Yahoo!クリエイターズの中でも自分の表現を通すことができるという実感を得たことは、すごく自信になりましたね。やっぱりやりたい放題やって結果が出なかった過去というのは僕もありますし、より多くの人に見てもらうために型というのはある程度は必要だと思うんです。そのバランスを整えてくれることをプラットフォームやプロデューサーに望んでいます。一方で、作り手のほうは、映像を作ろうという時に「人と違うことをやろう」と意識するとそれはそれで気持ち悪いというか、無理なテンションがかかって変なことになると思うんです。そうじゃなくて、やっぱり作家本人の生き方なんですよね。感じるものはそれぞれ違うはずなのに、みんなと同じものをインプットしていたら、同じものしかアウトプットできない。自分が今感じたいものを感じるためにはどういう体験が必要だろうとか、どんなものをインプットしたらこのもやもやをアウトプットできるようになるだろうとか、普段から考えておく。自分らしい生き方をすることによって、自分らしいアウトプットが生まれていく。
『理想の世界』
娘は「9トリソミーモザイク」—医師の宣告に世界が一転、未知の障害がある娘を持つ両親の絶望と再起を描く『理想の世界』。また、仲間と楽しく畑で働き、雨が降ったらサーフィンという「サーファーマー」のショウガ農家を追った作品など、高知を舞台に2本制作した。https://creators.yahoo.co.jp/sugiokataiki/0200287441
『理想の世界』を作ったときは、こういうふうに作ろうと思ったわけではなく、自然と導かれるようにできていったので。メソッドを話してほしいと言われても、アウトプットのメソッドというのは、自分のなかではまだ言語化できないんです。どうしてこう撮ったのか、どうしてこう編集したのか、僕にはうまく言えない。そうじゃないといられない、そうじゃなきゃ自分じゃないというところだから。
――『理想の世界』で言うと、ベッドに座って話しているお母さんを撮っているカメラの位置がなんでここなんだろうと思ったんですけど、この距離感というのがすごくいいますか、かえって胸に迫るものがあります。
それは嬉しいですね。あの距離でカメラを一切動かせなかったんですよ。レンズをズームする営為すら入れたくなかった。あの独白のところは、教科書があるとしたら、寄るのが正解だと思うんです。でも実際は微動だにできない。その判断をするのが僕の生き方なんですよ。だから、それを見せたいんですよね。それが「正解」でしょということではなくて、それが自分なんです。僕がいま大事にしているのは、映像作家としてどう撮りたいかよりも、ひとりの人間としてその場の空気を大事にしたいということ。だから映像を通じて、思想というと大袈裟ですけど、僕の人としてのありかたを見せたいんだと思います。
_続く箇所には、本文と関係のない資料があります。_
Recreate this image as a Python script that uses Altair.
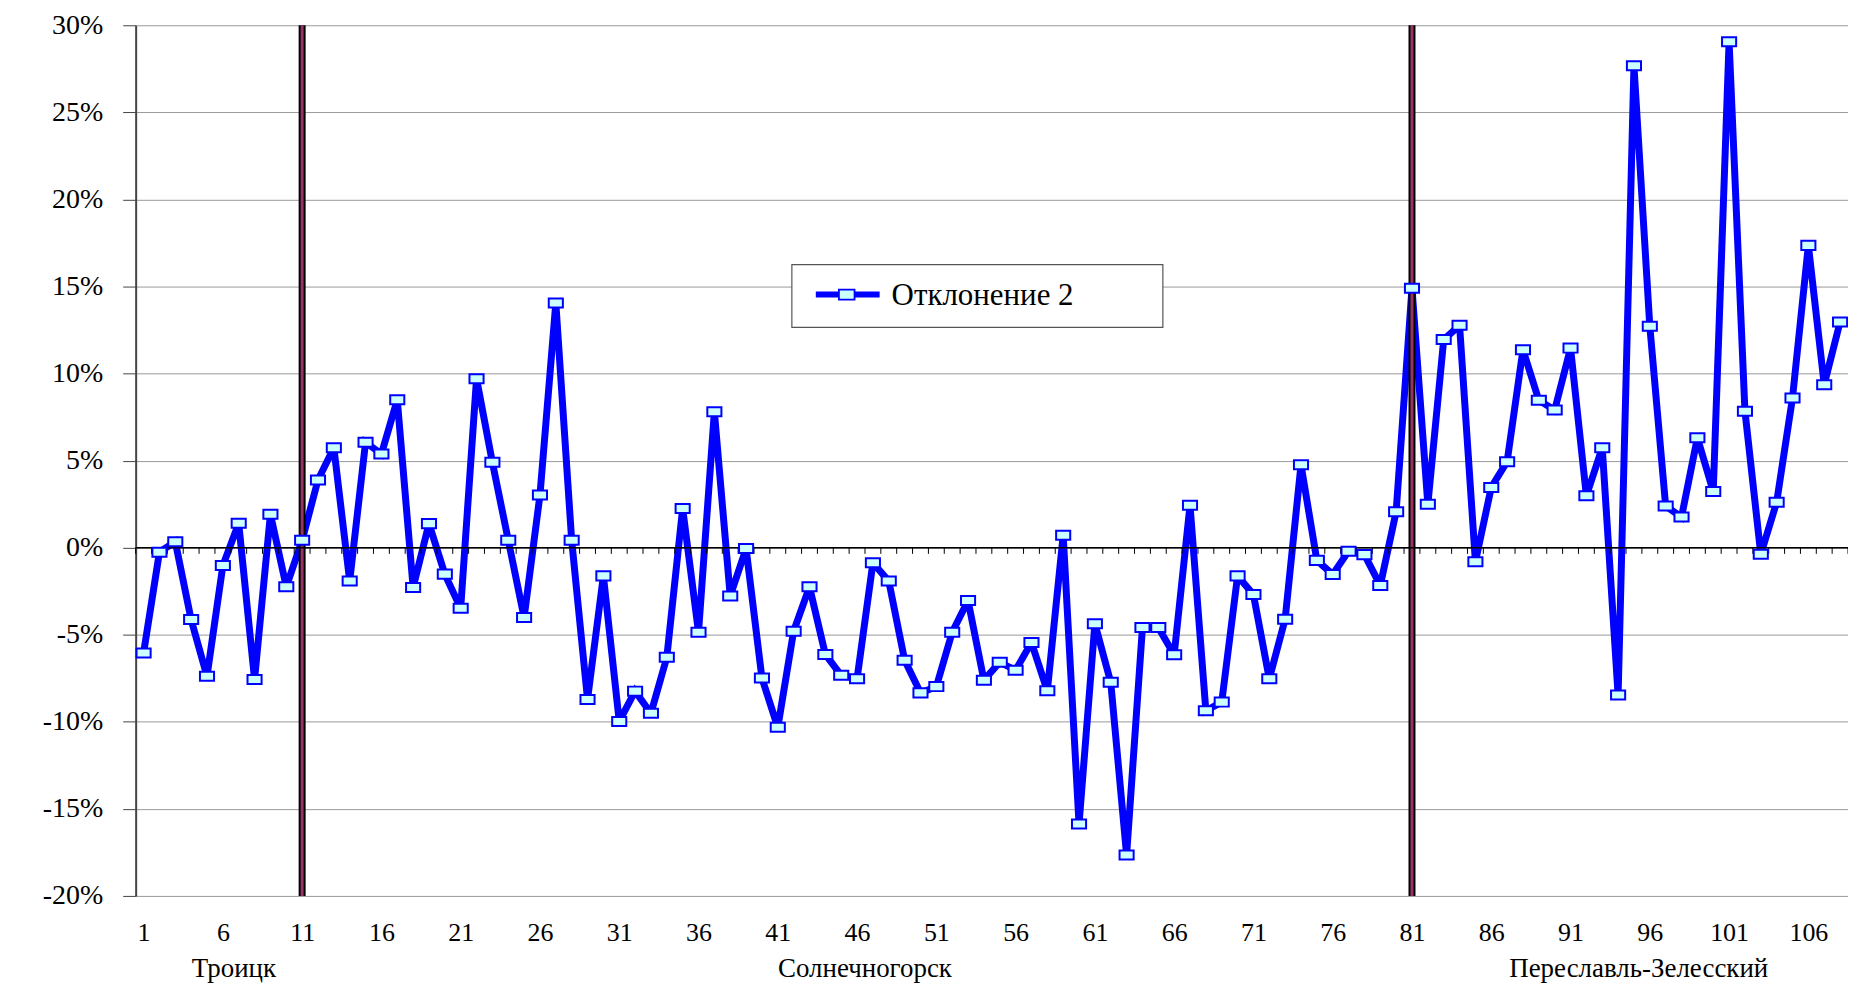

だからこそ、それが人に伝わったら嬉しいですよ、それがまさに自分だから。
映像制作においてこういうのが正解だとか、こういうのが人の心に刺さってという方法論もあると思うし、僕もそれを勉強してたくさん取り入れています。だけど、初心に立ち返って考えれば、自分というものを表現して、それが伝わることで人とつながれたという感覚を得たいがために映像を始めたはずなので、それをいかに丁寧に続けられるかだと思います。そういうことができた上でお金を生み出せたとしたら、もう最高じゃないですか。それを僕は目指しています。
研ぎ澄まされた表現者というのは、それができている人だと思っているので、そこに希望はもっているし、両立するはずだと信じています。